Our Events and Communications Assistant, Victoria Liao, had the opportunity to speak with Michèle about the residency.
1. Congratulations on being the inaugural Artist-in-Residence with SDS! What aspect of the residency are you most excited about?
Thank you so much! It is such an honour, and also a responsibility that I take very seriously. Because this will be the inaugural year of the residency, not only will I get to contribute to all the SDS things, I’ll also get to help shape what the residency will look like both now and in the future. So, first off, I’m excited to be a part of this academic community, and to be able to work alongside and in conversation with students and scholars who care about sexuality studies as much as I do. Although much of the residency will be online, I’m really looking forward to being as available as possible to engage with everyone through office hours and guest lectures, and whatever else we can come up with. And I’m also really excited to be given the opportunity and support to extend my practice into curation. I’ve intentionally built a broad artistic practice that includes writing, teaching, mentorship and public speaking, and during my residency I plan to attempt exhibition curation for the first time. I’ll be spending the year researching queer and feminist curatorial strategies and working to produce an exhibition of contemporary Canadian LGBTQ2S+ photography. This really fits with both the collectivity of my practice, as well as the focus of my advocacy work as the current Photo Laureate for the City of Toronto.
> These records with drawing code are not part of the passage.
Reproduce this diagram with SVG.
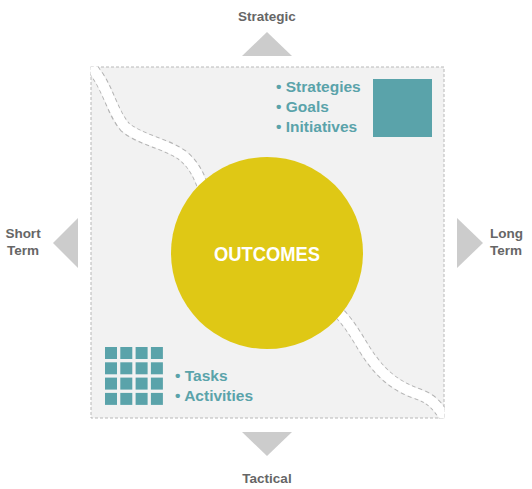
<svg xmlns="http://www.w3.org/2000/svg" width="532" height="489" viewBox="0 0 532 489">
<style>
.lbl{font-family:"Liberation Sans",Arial,sans-serif;font-weight:bold;font-size:13.5px;fill:#666666}
.item{font-family:"Liberation Sans",Arial,sans-serif;font-weight:bold;font-size:15.5px;fill:#5aa3aa}
.tri{fill:#cccccc}
.teal{fill:#5aa3aa}
.bandEdge{fill:none;stroke:#b5b5b5;stroke-width:12;stroke-dasharray:4 3}
.bandFill{fill:none;stroke:#ffffff;stroke-width:10}
</style>
<defs>
<clipPath id="sq"><rect x="90.5" y="66.5" width="354" height="352"/></clipPath>
</defs>
<rect width="532" height="489" fill="#ffffff"/>
<g id="field">
<rect x="91" y="67" width="353" height="351" fill="#f2f2f2" stroke="#b8b8b8" stroke-width="1" stroke-dasharray="3 2"/>
</g>
<g id="connectors" clip-path="url(#sq)">
<path class="bandEdge" d="M86,58 L95,72 C108,88 112,112 125,127 C140,140 165,143 182,155 C195,165 200,178 206,195"/>
<path class="bandFill" d="M86,58 L95,72 C108,88 112,112 125,127 C140,140 165,143 182,155 C195,165 200,178 206,195"/>
<path class="bandEdge" d="M330,305 C352,322 360,345 372,360 C385,378 400,388 418,394 C430,398 437,404 448,422"/>
<path class="bandFill" d="M330,305 C352,322 360,345 372,360 C385,378 400,388 418,394 C430,398 437,404 448,422"/>
</g>
<g id="outcomes">
<circle cx="267" cy="253" r="96" fill="#dfc815"/>
<text x="267" y="261" text-anchor="middle" font-family="Liberation Sans, Arial, sans-serif" font-weight="bold" font-size="21" fill="#ffffff" textLength="106" lengthAdjust="spacingAndGlyphs">OUTCOMES</text>
</g>
<g id="strategic-items">
<rect class="teal" x="373" y="79" width="59" height="58"/>
<text class="item" x="276" y="92">• Strategies</text>
<text class="item" x="276" y="112">• Goals</text>
<text class="item" x="276" y="132">• Initiatives</text>
</g>
<g id="tactical-items">
<g class="teal">
<rect x="105" y="347" width="12" height="12"/><rect x="120.3" y="347" width="12" height="12"/><rect x="135.6" y="347" width="12" height="12"/><rect x="150.9" y="347" width="12" height="12"/>
<rect x="105" y="362.3" width="12" height="12"/><rect x="120.3" y="362.3" width="12" height="12"/><rect x="135.6" y="362.3" width="12" height="12"/><rect x="150.9" y="362.3" width="12" height="12"/>
<rect x="105" y="377.6" width="12" height="12"/><rect x="120.3" y="377.6" width="12" height="12"/><rect x="135.6" y="377.6" width="12" height="12"/><rect x="150.9" y="377.6" width="12" height="12"/>
<rect x="105" y="392.9" width="12" height="12"/><rect x="120.3" y="392.9" width="12" height="12"/><rect x="135.6" y="392.9" width="12" height="12"/><rect x="150.9" y="392.9" width="12" height="12"/>
</g>
<text class="item" x="175" y="381">• Tasks</text>
<text class="item" x="175" y="401">• Activities</text>
</g>
<g id="strategic">
<polygon class="tri" points="267,32 292,56 242,56"/>
<text class="lbl" x="267" y="21" text-anchor="middle">Strategic</text>
</g>
<g id="tactical">
<polygon class="tri" points="242,432 292,432 267,456"/>
<text class="lbl" x="267" y="483" text-anchor="middle">Tactical</text>
</g>
<g id="short-term">
<polygon class="tri" points="78,218 78,268 53,243"/>
<text class="lbl" x="23" y="238" text-anchor="middle">Short</text>
<text class="lbl" x="23" y="255" text-anchor="middle">Term</text>
</g>
<g id="long-term">
<polygon class="tri" points="457,218 483,243 457,268"/>
<text class="lbl" x="490" y="238">Long</text>
<text class="lbl" x="490" y="255">Term</text>
</g>
</svg>
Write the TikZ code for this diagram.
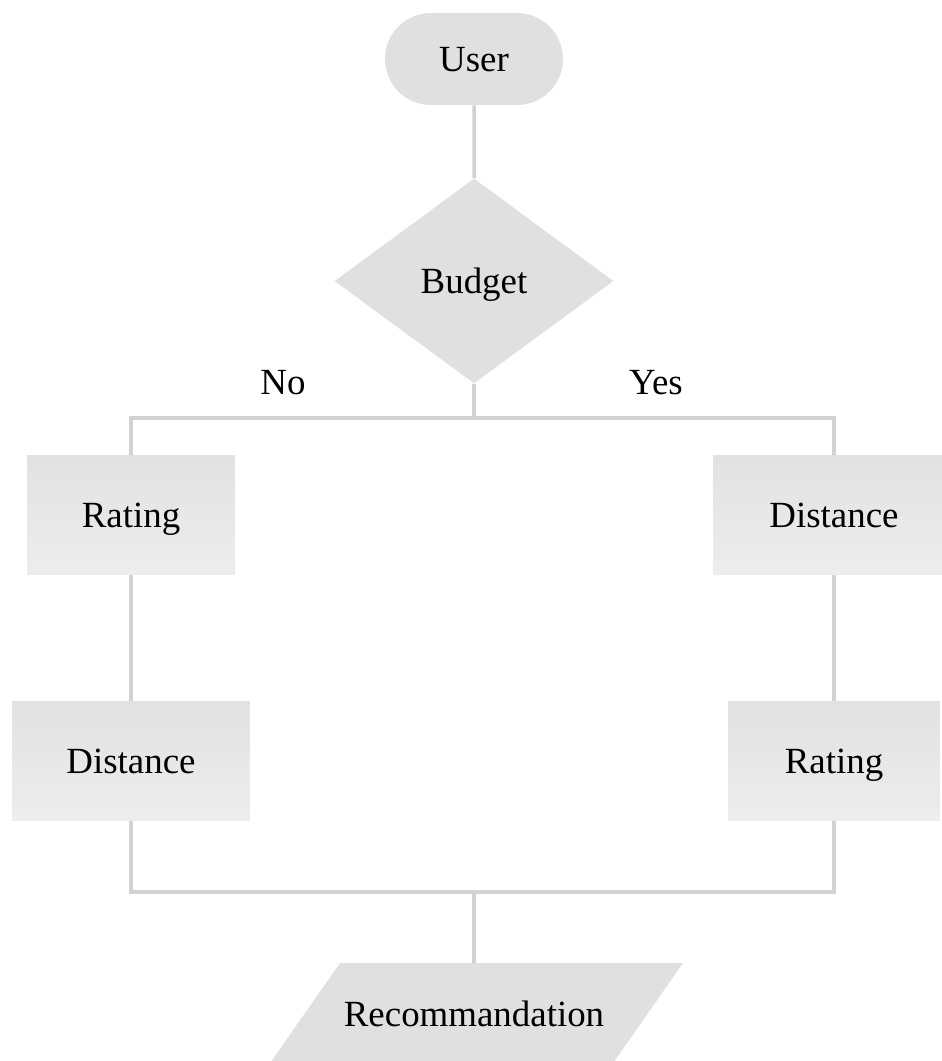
\documentclass[tikz,border=0pt]{standalone}
\usepackage{fontspec}
\setmainfont{Liberation Serif}
\usepackage{tikz}
\usetikzlibrary{shapes.geometric,shapes.misc}
\definecolor{boxgray}{HTML}{E0E0E0}
\definecolor{boxtop}{HTML}{E2E2E2}
\definecolor{boxbot}{HTML}{EDEDED}
\definecolor{linegray}{HTML}{D2D2D2}

\begin{document}
\begin{tikzpicture}[x=0.02cm,y=-0.02cm,
    every node/.style={inner sep=0pt,text height=16.8pt,text depth=2.7pt,
      font=\fontsize{21}{25}\selectfont},
    startbox/.style={rounded rectangle,fill=boxgray,minimum width=3.56cm,minimum height=1.84cm},
    testbox/.style={diamond,fill=boxgray,minimum width=5.58cm,minimum height=4.1cm},
    critbox/.style={rectangle,top color=boxtop,bottom color=boxbot,minimum height=2.38cm},
    outbox/.style={rectangle,minimum width=3.4cm,minimum height=2.06cm},
    link/.style={draw=linegray,line width=2pt}]
    \useasboundingbox (0,0) rectangle (941,1061);
    \node[startbox] (user) at (474,59) {User};
    \node[testbox] (budget) at (474,281) {Budget};
    \coordinate (split) at (474,418);
    \node (no) at (283,382) {No};
    \node (yes) at (656,382) {Yes};
    \node[critbox,minimum width=4.16cm] (ratingl) at (131,515) {Rating};
    \node[critbox,minimum width=4.76cm] (distl) at (131,761) {Distance};
    \node[critbox,minimum width=4.84cm] (distr) at (834,515) {Distance};
    \node[critbox,minimum width=4.24cm] (ratingr) at (834,761) {Rating};
    \coordinate (merge) at (474,892);
    \fill[boxgray] (340,963) -- (683,963) -- (611,1066) -- (268,1066) -- cycle;
    \node[outbox] (reco) at (474,1014.5) {Recommandation};
    \draw[link] (user) -- (budget);
    \draw[link] (budget) -- (split);
    \draw[link] (split) -| (ratingl);
    \draw[link] (split) -| (distr);
    \draw[link] (ratingl) -- (distl);
    \draw[link] (distr) -- (ratingr);
    \draw[link] (distl) |- (merge);
    \draw[link] (ratingr) |- (merge);
    \draw[link] (merge) -- (reco);
\end{tikzpicture}
\end{document}
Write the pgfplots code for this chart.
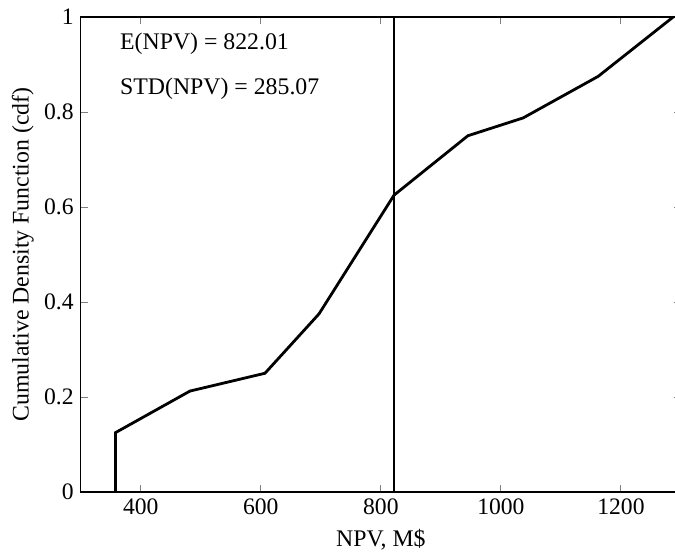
\documentclass[border=0pt]{standalone}
\usepackage{fontspec}
\setmainfont{Liberation Serif}
\usepackage{pgfplots}
\pgfplotsset{compat=1.18}
\usetikzlibrary{calc}

\begin{document}
\begin{tikzpicture}
\begin{axis}[
  name=ax,
  scale only axis,
  width=300.15pt, height=237.5pt,
  xmin=300, xmax=1300,
  ymin=0, ymax=1,
  xtick={400,600,...,1200},
  ytick={0,0.2,0.4,0.6,0.8,1},
  tick align=inside,
  major tick length=3.5pt,
  tick style={line width=0.5pt},
  axis line style={line width=0.6pt},
  tick label style={font=\fontsize{11.8}{14}\selectfont},
  /pgf/number format/assume math mode=true,
  /pgf/number format/1000 sep={},
  clip=false,
]
\addplot[line width=1.4pt, black] coordinates {
  (358,0) (358,0.125) (482,0.2125) (607,0.25) (697,0.375)
  (822,0.625) (945,0.75) (1037,0.7875) (1162,0.875) (1287,1)
};
\addplot[line width=1.4pt, black] coordinates {(822.01,0) (822.01,1)};
\node[anchor=west, inner sep=0pt, font=\fontsize{11.9}{14}\selectfont] at (axis cs:365,0.944) {E(NPV) = 822.01};
\node[anchor=west, inner sep=0pt, font=\fontsize{11.9}{14}\selectfont] at (axis cs:365,0.848) {STD(NPV) = 285.07};
\end{axis}
\node[font=\fontsize{11.9}{14}\selectfont] at ($(ax.south)+(0,-24pt)$) {NPV, M\$};
\node[rotate=90, font=\fontsize{11.9}{14}\selectfont] at ($(ax.west)+(-29pt,0)$) {Cumulative Density Function (cdf)};
\pgfresetboundingbox
\path[use as bounding box] ($(ax.south west)+(-40.35pt,-30.5pt)$) rectangle ($(ax.north east)+(-3pt,8.5pt)$);
\end{tikzpicture}
\end{document}
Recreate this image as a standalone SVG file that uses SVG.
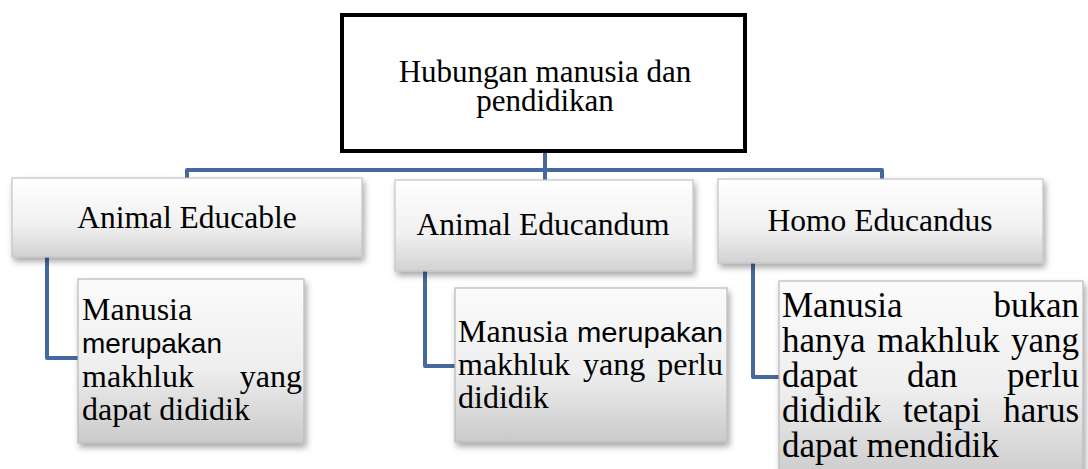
<svg xmlns="http://www.w3.org/2000/svg" width="1088" height="469" viewBox="0 0 1088 469">
<defs>
<linearGradient id="g1" x1="0" y1="0" x2="0" y2="1">
<stop offset="0" stop-color="#ffffff"/>
<stop offset="0.6" stop-color="#f0f0f0"/>
<stop offset="1" stop-color="#d2d2d2"/>
</linearGradient>
<linearGradient id="g2" x1="0" y1="0" x2="0" y2="1">
<stop offset="0" stop-color="#fbfbfb"/>
<stop offset="0.55" stop-color="#eeeeee"/>
<stop offset="1" stop-color="#cacaca"/>
</linearGradient>
<filter id="sh" x="-10%" y="-10%" width="125%" height="130%">
<feDropShadow dx="2" dy="4" stdDeviation="3" flood-color="#000" flood-opacity="0.35"/>
</filter>
</defs>
<style>
.t{font-family:"Liberation Serif","Times New Roman",serif;fill:#000}
.s{font-family:"Liberation Sans",Arial,sans-serif;fill:#000}
.b1{fill:url(#g1);stroke:#c4c4c4;stroke-width:1.2}
.b2{fill:url(#g2);stroke:#b8b8b8;stroke-width:1.2}
.c{fill:none;stroke:#44699c;stroke-width:4;stroke-linejoin:round}
</style>
<g id="connectors">
<path class="c" d="M545 152 V172"/>
<path class="c" d="M187 180 V170 H882 V180"/>
<path class="c" d="M545 170 V182"/>
<path class="c" d="M47 257 V358 H80"/>
<path class="c" d="M425 271 V366 H457"/>
<path class="c" d="M753 263 V377 H781"/>
</g>
<g id="root">
<rect x="342" y="15" width="403" height="136" fill="#fff" stroke="#000" stroke-width="4"/>
<text class="t" font-size="31" x="545" y="82" text-anchor="middle">Hubungan manusia dan</text>
<text class="t" font-size="31" x="545" y="111" text-anchor="middle">pendidikan</text>
</g>
<g id="animal-educable">
<rect class="b1" filter="url(#sh)" x="12" y="178" width="350" height="79"/>
<text class="t" font-size="31.5" x="187" y="228" text-anchor="middle">Animal Educable</text>
</g>
<g id="animal-educandum">
<rect class="b1" filter="url(#sh)" x="395" y="180" width="298" height="91"/>
<text class="t" font-size="31.5" x="543" y="235" text-anchor="middle">Animal Educandum</text>
</g>
<g id="homo-educandus">
<rect class="b1" filter="url(#sh)" x="718" y="179" width="325" height="84"/>
<text class="t" font-size="31.5" x="880" y="231" text-anchor="middle">Homo Educandus</text>
</g>
<g id="desc-educable">
<rect class="b2" filter="url(#sh)" x="78" y="279" width="226" height="164"/>
<text class="t" font-size="32" x="82" y="320">Manusia</text>
<text class="s" font-size="28" x="82" y="353" textLength="140" lengthAdjust="spacingAndGlyphs">merupakan</text>
<text class="t" font-size="32" x="82" y="387">makhluk</text>
<text class="t" font-size="32" x="302" y="387" text-anchor="end">yang</text>
<text class="t" font-size="32" x="82" y="420">dapat dididik</text>
</g>
<g id="desc-educandum">
<rect class="b2" filter="url(#sh)" x="455" y="288" width="272" height="154"/>
<text class="t" font-size="32" x="458" y="342">Manusia</text>
<text class="s" font-size="28" x="577" y="342" textLength="146" lengthAdjust="spacingAndGlyphs">merupakan</text>
<text class="t" font-size="32" x="458" y="375">makhluk</text>
<text class="t" font-size="32" x="583" y="375">yang</text>
<text class="t" font-size="32" x="723" y="375" text-anchor="end">perlu</text>
<text class="t" font-size="32" x="458" y="408">dididik</text>
</g>
<g id="desc-homo">
<rect class="b2" filter="url(#sh)" x="779" y="281" width="304" height="200"/>
<text class="t" font-size="35" x="782" y="317">Manusia</text>
<text class="t" font-size="35" x="1079" y="317" text-anchor="end">bukan</text>
<text class="t" font-size="35" x="782" y="352">hanya</text>
<text class="t" font-size="35" x="877" y="352">makhluk</text>
<text class="t" font-size="35" x="1079" y="352" text-anchor="end">yang</text>
<text class="t" font-size="35" x="782" y="387">dapat</text>
<text class="t" font-size="35" x="907" y="387">dan</text>
<text class="t" font-size="35" x="1079" y="387" text-anchor="end">perlu</text>
<text class="t" font-size="35" x="782" y="422">dididik</text>
<text class="t" font-size="35" x="903" y="422">tetapi</text>
<text class="t" font-size="35" x="1079" y="422" text-anchor="end">harus</text>
<text class="t" font-size="35" x="782" y="457">dapat mendidik</text>
</g>
</svg>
2. What role do you think art plays in how we think about sexual diversity?
The same role it plays in how we think about anything, really. Toni Cade Bambara put it best when she said: “The role of the artist is to make the revolution irresistible.” Whether that is a fundamental and necessary change in the way we think about something or the way we feel about something or the way we behave in response to something, art should play a role in making that change seem so completely seductive and inevitable, that we cannot help but make that shift. And when it comes to sexual diversity, I think that role is essential both within and without our communities. We who feel differently also need to think differently about each other, and art can be a part of how we get there.
3. We’re living through what seem to be dire, yet revolutionary times. How does it feel to be an artist right now?
I think it feels a lot like it feels for everyone else as well. There’s grief, there’s anger, there’s fear, there’s exhaustion, there’s anxiety. And as a Black person, there’s also joy and wariness and optimism and eyerolls in equal measure! But to be an artist right now, is also to have an outlet and strategies to process meaning from the surreality and trauma that is life in 2020. The value of that cannot be minimized and I’m extremely grateful for it.